32. In respect of the judgment of 1 August 2000 in favour of the first applicant, it notes that the enforcement proceedings were terminated in September 2003 on the ground that the award had been paid in full. However, this decision was subsequently revoked because an error by the UP’s accountant had led to an underpayment. In February 2005 the remainder of the award was made available to the first applicant. However, the proceedings continued until May 2005 due to the applicant’s failure to provide the Bailiffs with his banking details.
33. The Court recalls that the exercise of State powers which affects Convention rights and freedoms raises an issue of State responsibility regardless of the form in which these powers happen to be exercised (see Wos v. Poland (dec.), no. 22860/02, ECHR 2005-...). Thus the State assumes full responsibility under the Convention for the actions of State bodies such as the UP or the Bailiffs’ Service, regardless of whether they were deliberate or accidental (see, mutatis mutandis, Kalashnikov v. Russia, no. 47095/99, § 95, ECHR 2002-VI).
34. However, the Court notes that the outstanding, unpaid sum of EUR 8 went unnoticed by the applicant and was not complained of. It therefore considers that the critical period of non-enforcement of the judgment of 1 August 2000 lasted until 18 September 2003, i.e. three years and one month. The remaining period of 1 year and five months concerning the EUR 8 was of less significance in the circumstances.
35. The judgment of 13 February 2001 in favour of the second applicant remained unenforced until 29 June 2004, i.e. a period of over three years and four months.
36. The Court considers that, by delaying the enforcement of the judgments in the applicants’ cases, the authorities deprived the provisions of Article 6 § 1 of the Convention and Article 1 of Protocol No. 1 of much of their useful effect. The Court finds that the Government have not advanced any convincing justification for these delays (see, among many others, Voytenko v. Ukraine, cited above, §§ 43 and 55).

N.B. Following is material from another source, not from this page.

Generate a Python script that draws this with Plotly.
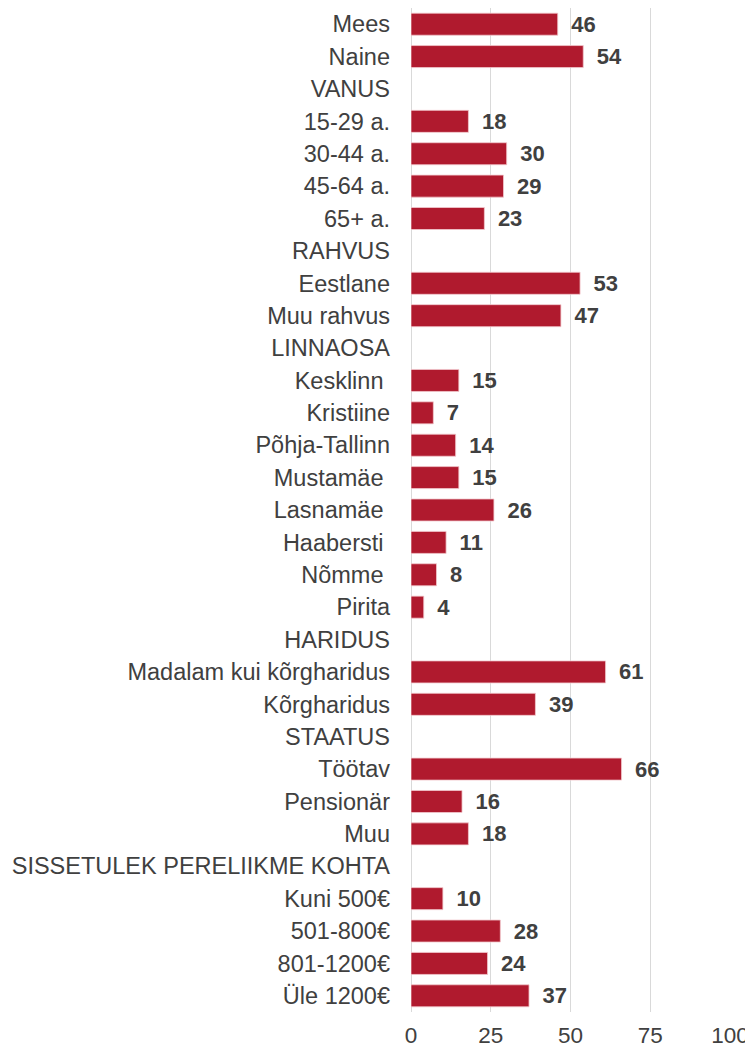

37. There has accordingly been a violation of Article 6 § 1 of the Convention and Article 1 of Protocol No. 1.
III. APPLICATION OF ARTICLE 41 OF THE CONVENTION
38. Article 41 of the Convention provides:
“If the Court finds that there has been a violation of the Convention or the Protocols thereto, and if the internal law of the High Contracting Party concerned allows only partial reparation to be made, the Court shall, if necessary, afford just satisfaction to the injured party.”
40. The Government maintained that the applicants did not suffer any damage. They suggested that a finding of a violation would of itself constitute sufficient just satisfaction.
41. The Court, making its assessment on equitable basis, as required by Article 41 of the Convention, awards the first applicant EUR 1,500 and the second applicant EUR 1,600 in non-pecuniary damage.
B. Costs and expenses
42. The second applicant also claimed UAH 9007 for the costs and expenses incurred in the domestic proceedings.
43. The Government contested these submissions, stating they were unsupported by any evidence.
44. According to the Court’s case-law, an applicant is entitled to reimbursement of his costs and expenses only in so far as it has been shown that these have been actually and necessarily incurred and they were reasonable as to quantum. Having regard to the information in its possession, the Court awards the applicant the sum requested.
C. Default interest
45. The Court considers it appropriate that the default interest should be based on the marginal lending rate of the European Central Bank, to which should be added three percentage points.
FOR THESE REASONS, THE COURT UNANIMOUSLY
1. Declares the applicants’ complaints under Article 6 § 1 of the Convention and Article 1 of the Protocol No. 1, concerning the lengthy non-enforcement of the judgments of 1 August 2000 and 13 February 2001, admissible, and the remainder of the application inadmissible;
2. Holds that there has been a violation of Article 6 § 1 of the Convention;
3. Holds that there has been a violation of Article 1 of Protocol No. 1 to the Convention;
a) that the respondent State is to pay the applicants, within three months from the date on which the judgment becomes final according to Article 44 § 2 of the Convention, the following sums, to be converted into the national currency of the respondent State at the rate applicable on the date of settlement:
(i) to Mr Sergey Vodopyanov, EUR 1,500 (one thousand five hundred euros) in respect of non-pecuniary damage;
(ii) to Mrs Alyona Vodopyanova, EUR 1,600 (one thousand six hundred euros) in respect of non-pecuniary damage and EUR 150 (one hundred and fifty euros) in respect of costs and expenses ;
(iii) plus any tax that may be chargeable on any of these awards;
(b) that from the expiry of the above-mentioned three months until settlement simple interest shall be payable on the above amount at a rate equal to the marginal lending rate of the European Central Bank during the default period plus three percentage points;
5. Dismisses the remainder of the applicant’s claim for just satisfaction.
Done in English, and notified in writing on 17 January 2006, pursuant to Rule 77 §§ 2 and 3 of the Rules of Court.